While I mostly agree with Turkle’s overall claim that technology cannot solve all of humanity’s problems, I don’t agree with her stance on individuals’ privacy. In today’s world, Mark Zuckerberg’s claim that “privacy is no longer a social norm” seems to be a perfectly reasonable observation. I don’t think Zuckerberg was necessarily arguing that privacy shouldn’t be a social norm, which Turkle implied that he was. I’ll thus be addressing Turkles two questions given in response to his claim from the observational standpoint rather than the argumental one. After all, in today’s postmodern world who are we to be telling cultures what they should and shouldn’t be doing.

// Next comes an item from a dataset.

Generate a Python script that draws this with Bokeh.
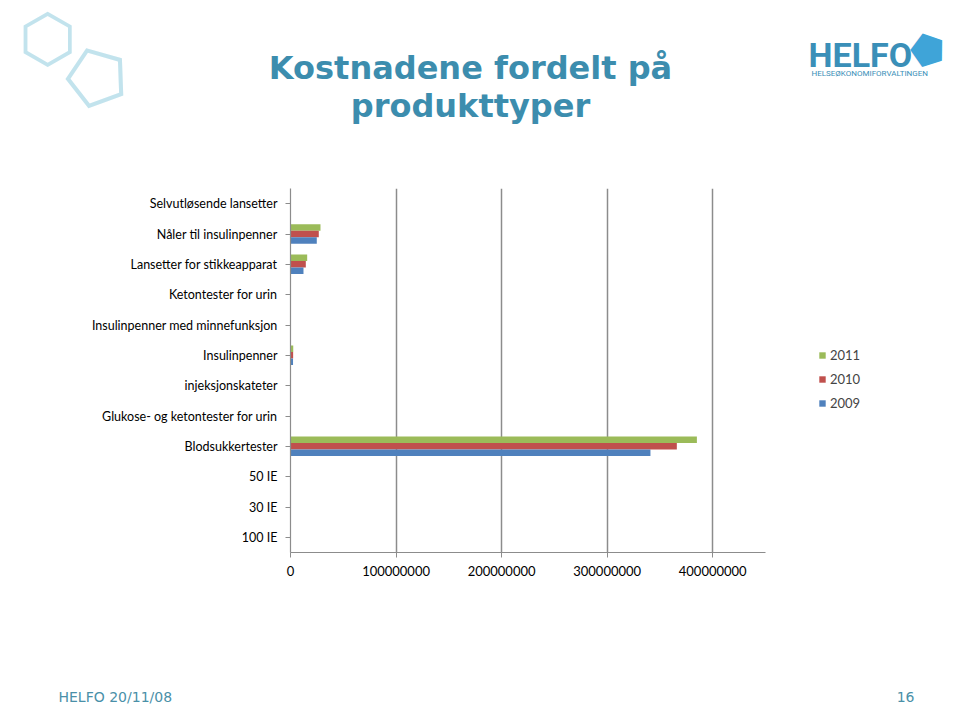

Turkle’s first question in response to Zuckerberg’s claim is, “What is intimacy without privacy?” True, there definitely is some level of privacy needed for a sense of intimacy to be had in most cases. However, Turkle seems to be taking a pretty extreme interpretation of Zuckerberg’s claim. She seems to be saying that a loss of privacy means that one no longer has control over any descriptive details of his or her own life. Privacy is then an “on or off” switch. You either have it or you don’t. Zuckerberg on the other hand seems to be taking a less extreme view of privacy, suggesting that a loss of privacy isn’t flipping a switch to “off,” but rather dialing a knob down a little. Sure some privacy is lost, but not every personal, descriptive detail. Taken with Turkle’s extreme interpretation of privacy, of course Zuckerberg’s claim comes across as absurd; however, when we reexamine what privacy is, we see that Zuckerberg’s claim accurately describes the social world we live in. We have lost full privacy because of modern social conventions like cell phones (the social norm is to have one and having one entails a loss of some privacy), but we haven’t lost total privacy as it’s not the social norm (or even possible) to broadcast all of our thoughts and feelings.

Intimacy can still be had in today’s social world. Is it as prevalent as it was in other times? Probably not; however, we can still be intimate with others if we choose to be, even in times when some level of privacy is seemingly compromised. Think of scenes from romantic comedies where two star-crossed individuals finally meet in a busy place and share an intimate moment. Sure, there are other people around that may be watching and listening, but the fact of the matter is that those other people don’t know what’s going on in the minds of the two individuals and the two individuals choose to have an intimate moment regardless of what level of privacy they have or don’t have. While such an example isn’t an actual case, it does seem to suggest that we find such intimacy, in situations where privacy may be compromised, plausible.
Turkle’s second question, “What is democracy without privacy?” also seems to fall rather flat. In a true, pure democracy everyone should be able to voice his or her own views and opinions without fear of retribution. A democracy works best when individuals are openly sharing ideas and thoughts in an effort to better the lives of others. A loss of privacy means backdoor, shady dealings that are done in private to benefit only an exclusive group of individuals. Sure, people shouldn’t be afraid of others attacking them for their ideals, but such an attack wouldn’t be allowed by a true, properly functioning democracy.

All in all, I found Turkle’s presentation informative and stimulating, even if I didn’t fully agree with all of her points. While I do not know what sort of faith Turkle has (if she has any), her message is one that Christians often need to be reminded of. Jesus, not ourselves or our technological creations, is the true savior and the ultimate way to fix the problems we face in this world.